■ **DATA FOR PROCESSING**
::::::
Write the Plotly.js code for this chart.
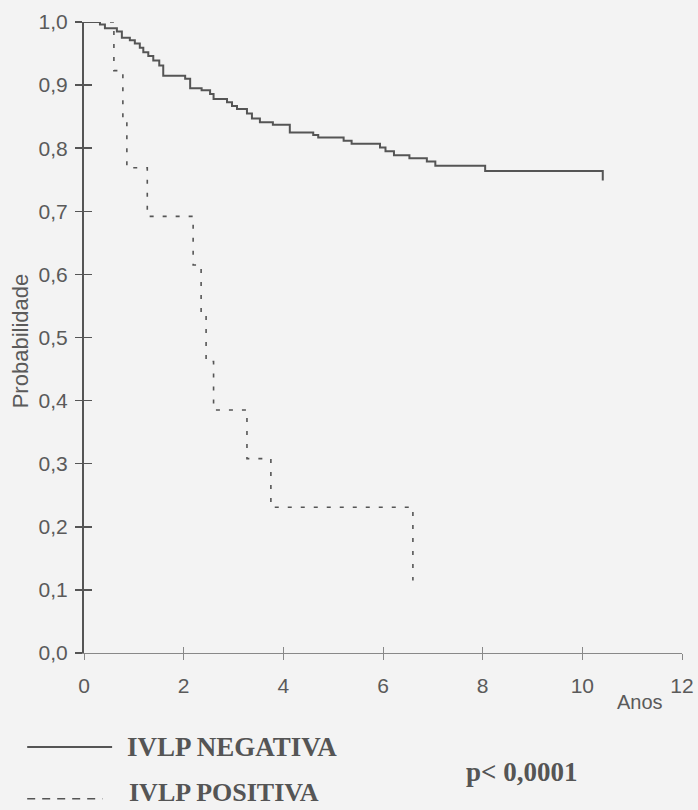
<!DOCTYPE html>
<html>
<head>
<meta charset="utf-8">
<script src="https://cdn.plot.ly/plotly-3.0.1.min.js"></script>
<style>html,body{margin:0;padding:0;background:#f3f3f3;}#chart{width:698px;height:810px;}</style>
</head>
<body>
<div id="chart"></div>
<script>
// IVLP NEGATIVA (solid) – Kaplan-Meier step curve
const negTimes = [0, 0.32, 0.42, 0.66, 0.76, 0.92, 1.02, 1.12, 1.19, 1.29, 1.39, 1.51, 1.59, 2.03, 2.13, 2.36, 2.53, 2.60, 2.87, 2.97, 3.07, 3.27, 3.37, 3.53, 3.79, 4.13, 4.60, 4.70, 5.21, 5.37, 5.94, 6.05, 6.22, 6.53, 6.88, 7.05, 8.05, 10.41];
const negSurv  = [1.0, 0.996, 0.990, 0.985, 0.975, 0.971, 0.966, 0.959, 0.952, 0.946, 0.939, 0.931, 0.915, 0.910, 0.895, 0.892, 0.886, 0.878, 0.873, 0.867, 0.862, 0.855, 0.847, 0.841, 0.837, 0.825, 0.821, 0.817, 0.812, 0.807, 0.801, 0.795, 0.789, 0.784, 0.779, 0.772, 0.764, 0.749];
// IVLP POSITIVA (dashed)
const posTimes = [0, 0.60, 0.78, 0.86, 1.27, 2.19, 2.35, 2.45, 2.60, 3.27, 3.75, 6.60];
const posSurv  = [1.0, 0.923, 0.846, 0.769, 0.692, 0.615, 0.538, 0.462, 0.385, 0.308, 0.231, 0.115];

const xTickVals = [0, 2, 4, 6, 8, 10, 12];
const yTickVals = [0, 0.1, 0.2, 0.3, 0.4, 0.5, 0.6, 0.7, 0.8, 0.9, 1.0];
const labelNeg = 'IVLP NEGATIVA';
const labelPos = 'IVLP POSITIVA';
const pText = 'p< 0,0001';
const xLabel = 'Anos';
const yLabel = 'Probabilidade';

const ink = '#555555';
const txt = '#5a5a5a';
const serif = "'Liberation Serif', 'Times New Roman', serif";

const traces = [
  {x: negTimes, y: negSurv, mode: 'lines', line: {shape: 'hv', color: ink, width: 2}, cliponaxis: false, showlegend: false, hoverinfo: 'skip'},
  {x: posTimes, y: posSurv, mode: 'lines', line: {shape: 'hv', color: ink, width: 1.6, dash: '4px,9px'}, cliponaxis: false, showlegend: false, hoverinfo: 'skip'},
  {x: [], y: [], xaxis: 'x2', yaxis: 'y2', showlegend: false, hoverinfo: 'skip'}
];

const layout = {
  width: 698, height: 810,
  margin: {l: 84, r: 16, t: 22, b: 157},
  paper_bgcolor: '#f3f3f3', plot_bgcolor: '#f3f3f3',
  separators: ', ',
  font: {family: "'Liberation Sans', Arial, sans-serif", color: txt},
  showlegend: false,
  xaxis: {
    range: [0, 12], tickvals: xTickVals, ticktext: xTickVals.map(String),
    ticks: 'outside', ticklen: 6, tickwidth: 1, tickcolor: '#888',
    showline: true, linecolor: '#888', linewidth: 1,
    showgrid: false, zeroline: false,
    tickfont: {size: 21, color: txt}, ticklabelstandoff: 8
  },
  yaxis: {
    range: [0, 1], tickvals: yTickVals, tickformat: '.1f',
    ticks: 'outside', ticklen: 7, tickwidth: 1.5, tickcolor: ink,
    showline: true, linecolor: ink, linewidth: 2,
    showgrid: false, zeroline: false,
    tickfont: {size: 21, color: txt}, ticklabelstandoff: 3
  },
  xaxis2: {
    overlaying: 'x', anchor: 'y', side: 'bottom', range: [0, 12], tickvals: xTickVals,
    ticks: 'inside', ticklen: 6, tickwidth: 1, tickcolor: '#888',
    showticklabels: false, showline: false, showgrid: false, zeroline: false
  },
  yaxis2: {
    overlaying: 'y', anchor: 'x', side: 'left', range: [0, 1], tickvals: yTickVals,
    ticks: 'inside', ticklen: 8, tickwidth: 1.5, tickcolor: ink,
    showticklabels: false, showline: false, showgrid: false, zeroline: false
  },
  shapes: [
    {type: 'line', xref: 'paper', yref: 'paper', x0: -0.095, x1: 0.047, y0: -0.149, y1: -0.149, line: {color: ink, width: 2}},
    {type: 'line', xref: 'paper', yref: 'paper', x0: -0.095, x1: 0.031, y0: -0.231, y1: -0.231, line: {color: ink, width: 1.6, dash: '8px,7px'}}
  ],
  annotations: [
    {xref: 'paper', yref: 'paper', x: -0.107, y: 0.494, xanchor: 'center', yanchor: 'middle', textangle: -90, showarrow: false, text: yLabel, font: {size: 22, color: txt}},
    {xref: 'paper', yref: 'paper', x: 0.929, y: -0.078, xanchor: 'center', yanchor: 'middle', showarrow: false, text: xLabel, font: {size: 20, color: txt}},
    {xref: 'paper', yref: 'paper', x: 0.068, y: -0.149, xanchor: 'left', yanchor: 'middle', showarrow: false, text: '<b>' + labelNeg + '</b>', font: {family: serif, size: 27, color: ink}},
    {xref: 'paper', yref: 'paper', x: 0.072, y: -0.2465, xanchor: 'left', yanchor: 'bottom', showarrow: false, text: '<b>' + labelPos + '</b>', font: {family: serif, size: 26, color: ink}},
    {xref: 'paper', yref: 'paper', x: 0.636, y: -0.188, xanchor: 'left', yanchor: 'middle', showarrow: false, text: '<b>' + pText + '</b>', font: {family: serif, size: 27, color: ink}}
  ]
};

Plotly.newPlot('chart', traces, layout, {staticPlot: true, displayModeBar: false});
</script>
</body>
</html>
::::::
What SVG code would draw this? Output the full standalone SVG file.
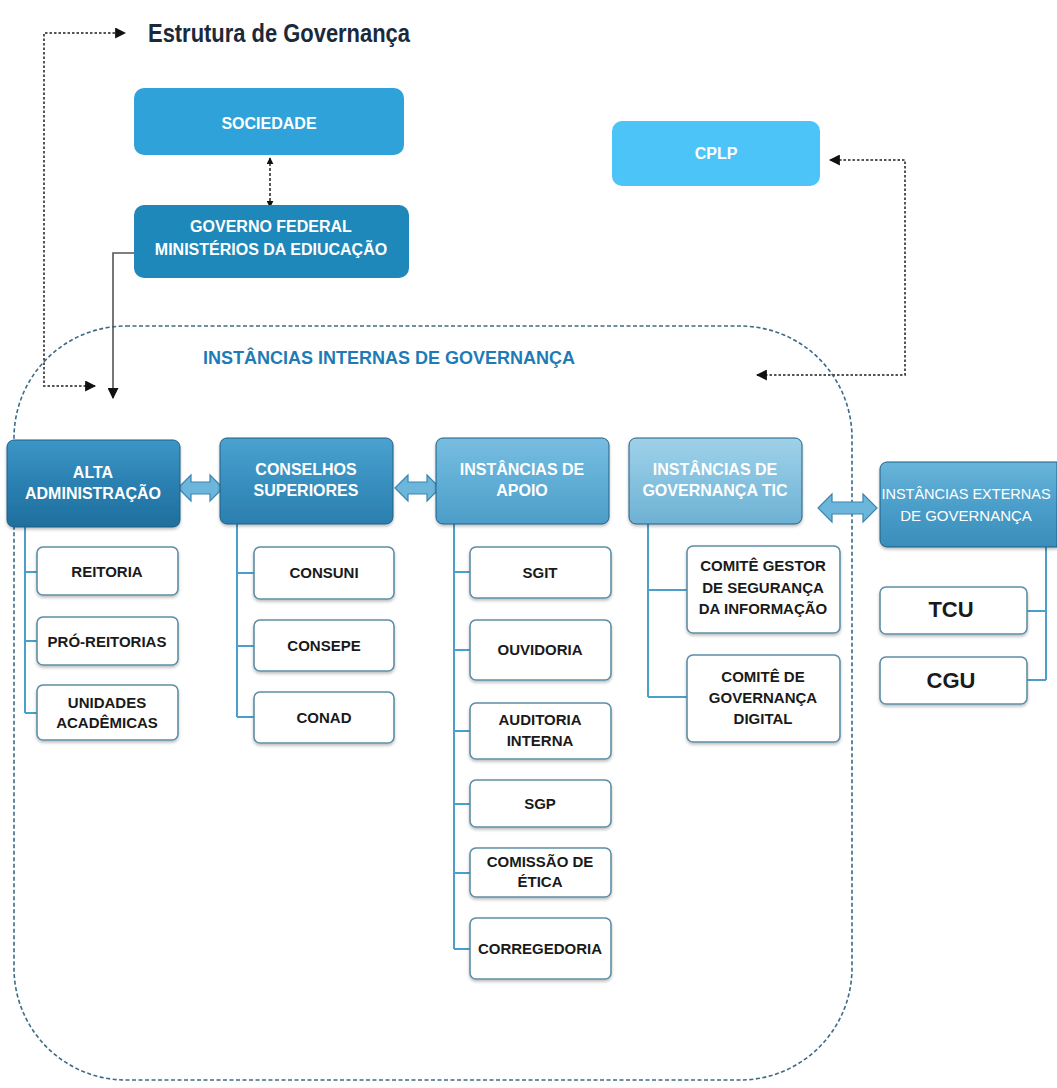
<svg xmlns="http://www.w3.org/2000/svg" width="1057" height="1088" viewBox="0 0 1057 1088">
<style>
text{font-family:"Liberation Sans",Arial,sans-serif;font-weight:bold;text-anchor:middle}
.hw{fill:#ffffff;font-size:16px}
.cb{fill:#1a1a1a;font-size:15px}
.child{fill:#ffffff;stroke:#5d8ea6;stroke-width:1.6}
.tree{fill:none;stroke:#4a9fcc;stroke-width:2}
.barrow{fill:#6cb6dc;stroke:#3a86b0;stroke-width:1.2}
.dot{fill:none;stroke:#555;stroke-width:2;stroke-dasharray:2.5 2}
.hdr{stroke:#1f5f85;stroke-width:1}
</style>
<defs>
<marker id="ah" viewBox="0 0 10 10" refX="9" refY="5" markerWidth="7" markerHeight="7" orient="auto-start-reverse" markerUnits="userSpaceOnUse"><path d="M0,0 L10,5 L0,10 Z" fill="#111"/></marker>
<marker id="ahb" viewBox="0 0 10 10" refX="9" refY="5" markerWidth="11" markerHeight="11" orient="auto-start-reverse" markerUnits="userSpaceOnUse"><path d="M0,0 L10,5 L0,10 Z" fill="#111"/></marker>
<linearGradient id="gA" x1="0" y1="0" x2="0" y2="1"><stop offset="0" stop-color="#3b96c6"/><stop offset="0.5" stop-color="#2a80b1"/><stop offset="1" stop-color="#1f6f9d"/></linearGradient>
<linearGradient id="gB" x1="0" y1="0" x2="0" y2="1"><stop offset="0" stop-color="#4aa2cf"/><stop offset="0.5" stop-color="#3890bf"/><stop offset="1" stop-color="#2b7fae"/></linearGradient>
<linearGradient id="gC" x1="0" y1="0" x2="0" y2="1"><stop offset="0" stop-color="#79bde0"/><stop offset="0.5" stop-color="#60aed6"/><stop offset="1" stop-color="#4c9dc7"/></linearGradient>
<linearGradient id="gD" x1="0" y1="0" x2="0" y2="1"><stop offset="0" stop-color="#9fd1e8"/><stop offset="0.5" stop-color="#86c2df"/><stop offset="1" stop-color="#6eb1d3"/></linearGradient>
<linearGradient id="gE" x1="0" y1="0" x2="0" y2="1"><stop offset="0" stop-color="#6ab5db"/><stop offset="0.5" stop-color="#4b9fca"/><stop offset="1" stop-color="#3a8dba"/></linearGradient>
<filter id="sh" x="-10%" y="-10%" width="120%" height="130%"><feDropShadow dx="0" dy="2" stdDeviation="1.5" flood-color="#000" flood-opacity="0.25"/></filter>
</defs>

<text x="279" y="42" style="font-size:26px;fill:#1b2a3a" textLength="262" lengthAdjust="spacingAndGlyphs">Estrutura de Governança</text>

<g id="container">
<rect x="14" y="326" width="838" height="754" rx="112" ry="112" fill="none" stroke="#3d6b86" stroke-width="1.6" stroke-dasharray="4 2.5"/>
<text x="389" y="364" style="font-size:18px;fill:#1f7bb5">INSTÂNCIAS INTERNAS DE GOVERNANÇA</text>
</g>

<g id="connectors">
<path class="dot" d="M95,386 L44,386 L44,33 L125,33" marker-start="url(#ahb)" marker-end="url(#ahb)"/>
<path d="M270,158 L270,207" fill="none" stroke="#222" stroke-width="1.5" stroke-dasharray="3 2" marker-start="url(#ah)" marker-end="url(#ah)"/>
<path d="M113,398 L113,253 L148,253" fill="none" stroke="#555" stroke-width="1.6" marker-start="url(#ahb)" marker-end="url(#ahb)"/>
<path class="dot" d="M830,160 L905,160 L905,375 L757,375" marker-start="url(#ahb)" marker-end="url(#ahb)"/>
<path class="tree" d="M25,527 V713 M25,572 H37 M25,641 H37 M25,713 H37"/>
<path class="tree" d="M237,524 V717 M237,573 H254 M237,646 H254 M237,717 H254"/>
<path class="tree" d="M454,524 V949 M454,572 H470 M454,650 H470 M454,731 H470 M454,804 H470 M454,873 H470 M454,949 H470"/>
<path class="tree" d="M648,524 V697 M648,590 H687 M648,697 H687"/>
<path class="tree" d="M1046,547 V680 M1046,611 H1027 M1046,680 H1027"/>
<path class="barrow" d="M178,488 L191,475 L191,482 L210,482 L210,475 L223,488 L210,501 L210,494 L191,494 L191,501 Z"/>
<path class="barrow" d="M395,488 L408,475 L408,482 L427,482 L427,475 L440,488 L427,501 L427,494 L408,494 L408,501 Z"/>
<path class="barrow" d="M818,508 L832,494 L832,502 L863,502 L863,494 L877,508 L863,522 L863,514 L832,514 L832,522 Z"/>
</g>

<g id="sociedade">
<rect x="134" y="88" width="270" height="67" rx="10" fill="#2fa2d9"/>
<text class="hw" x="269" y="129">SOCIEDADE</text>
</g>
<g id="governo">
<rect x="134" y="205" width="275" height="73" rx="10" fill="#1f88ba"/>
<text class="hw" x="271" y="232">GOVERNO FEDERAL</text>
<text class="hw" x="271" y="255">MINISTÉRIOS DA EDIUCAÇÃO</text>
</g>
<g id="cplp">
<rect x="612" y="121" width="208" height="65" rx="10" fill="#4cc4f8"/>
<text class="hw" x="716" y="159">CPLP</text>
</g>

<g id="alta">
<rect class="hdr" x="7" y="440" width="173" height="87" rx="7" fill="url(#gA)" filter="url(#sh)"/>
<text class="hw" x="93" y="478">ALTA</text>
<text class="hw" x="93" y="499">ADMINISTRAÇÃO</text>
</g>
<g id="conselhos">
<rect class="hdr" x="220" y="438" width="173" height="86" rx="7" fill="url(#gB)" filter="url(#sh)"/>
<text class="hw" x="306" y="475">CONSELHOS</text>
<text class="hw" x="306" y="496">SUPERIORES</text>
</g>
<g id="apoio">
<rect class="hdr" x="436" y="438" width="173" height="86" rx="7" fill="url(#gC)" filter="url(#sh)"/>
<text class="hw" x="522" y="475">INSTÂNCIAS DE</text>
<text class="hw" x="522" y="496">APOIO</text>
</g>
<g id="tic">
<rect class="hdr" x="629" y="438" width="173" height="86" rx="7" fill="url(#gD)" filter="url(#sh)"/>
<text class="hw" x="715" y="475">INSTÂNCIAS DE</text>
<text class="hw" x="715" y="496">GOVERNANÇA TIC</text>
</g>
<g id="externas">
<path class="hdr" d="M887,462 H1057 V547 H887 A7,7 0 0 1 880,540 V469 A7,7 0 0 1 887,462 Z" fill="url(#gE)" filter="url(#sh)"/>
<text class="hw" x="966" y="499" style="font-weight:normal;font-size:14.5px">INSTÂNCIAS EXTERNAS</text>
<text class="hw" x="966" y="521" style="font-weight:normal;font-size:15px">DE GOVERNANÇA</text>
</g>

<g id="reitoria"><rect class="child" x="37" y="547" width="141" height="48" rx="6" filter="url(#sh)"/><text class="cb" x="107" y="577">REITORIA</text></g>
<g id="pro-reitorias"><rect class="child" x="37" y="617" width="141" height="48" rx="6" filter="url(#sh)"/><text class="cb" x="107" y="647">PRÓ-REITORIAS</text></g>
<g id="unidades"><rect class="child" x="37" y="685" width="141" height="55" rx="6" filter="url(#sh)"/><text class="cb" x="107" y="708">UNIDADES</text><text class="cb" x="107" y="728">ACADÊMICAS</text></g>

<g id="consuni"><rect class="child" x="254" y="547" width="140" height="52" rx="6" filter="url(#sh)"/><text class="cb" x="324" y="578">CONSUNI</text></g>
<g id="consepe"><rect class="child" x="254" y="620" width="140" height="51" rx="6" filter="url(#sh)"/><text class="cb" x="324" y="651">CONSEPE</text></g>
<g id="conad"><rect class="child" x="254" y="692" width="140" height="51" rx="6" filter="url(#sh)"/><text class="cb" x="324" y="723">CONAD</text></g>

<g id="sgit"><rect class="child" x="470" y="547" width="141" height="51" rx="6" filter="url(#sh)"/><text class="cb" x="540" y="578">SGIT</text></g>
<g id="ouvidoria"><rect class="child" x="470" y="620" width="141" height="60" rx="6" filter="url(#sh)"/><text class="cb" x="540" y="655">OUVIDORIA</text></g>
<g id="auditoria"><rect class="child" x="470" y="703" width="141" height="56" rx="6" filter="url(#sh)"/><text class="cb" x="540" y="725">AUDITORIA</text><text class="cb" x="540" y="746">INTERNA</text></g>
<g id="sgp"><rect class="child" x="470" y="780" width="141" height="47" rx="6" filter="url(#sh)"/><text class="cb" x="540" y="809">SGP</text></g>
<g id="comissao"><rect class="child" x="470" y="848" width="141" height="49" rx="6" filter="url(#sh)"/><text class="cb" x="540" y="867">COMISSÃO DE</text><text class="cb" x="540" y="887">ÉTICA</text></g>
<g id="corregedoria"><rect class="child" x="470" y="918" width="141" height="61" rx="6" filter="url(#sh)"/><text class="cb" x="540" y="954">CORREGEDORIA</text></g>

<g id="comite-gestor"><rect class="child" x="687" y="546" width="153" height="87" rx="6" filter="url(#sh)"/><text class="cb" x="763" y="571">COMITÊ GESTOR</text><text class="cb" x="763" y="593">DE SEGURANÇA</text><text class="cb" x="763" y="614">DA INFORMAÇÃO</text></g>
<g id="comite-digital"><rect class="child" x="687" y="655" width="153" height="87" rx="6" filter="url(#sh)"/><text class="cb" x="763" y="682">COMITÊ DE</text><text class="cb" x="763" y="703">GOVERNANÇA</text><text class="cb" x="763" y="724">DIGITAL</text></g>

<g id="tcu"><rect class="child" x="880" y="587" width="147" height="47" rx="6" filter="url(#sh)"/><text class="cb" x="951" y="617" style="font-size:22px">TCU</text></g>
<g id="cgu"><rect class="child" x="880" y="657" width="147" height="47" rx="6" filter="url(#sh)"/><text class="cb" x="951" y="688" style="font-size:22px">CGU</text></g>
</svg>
::::::
■ **STATED TASK**
Look through the data above. Each line containing the word "code" needs to be copied.

■ **ANSWER TO THE PROBLEM**
Write the Plotly.js code for this chart.
What SVG code would draw this? Output the full standalone SVG file.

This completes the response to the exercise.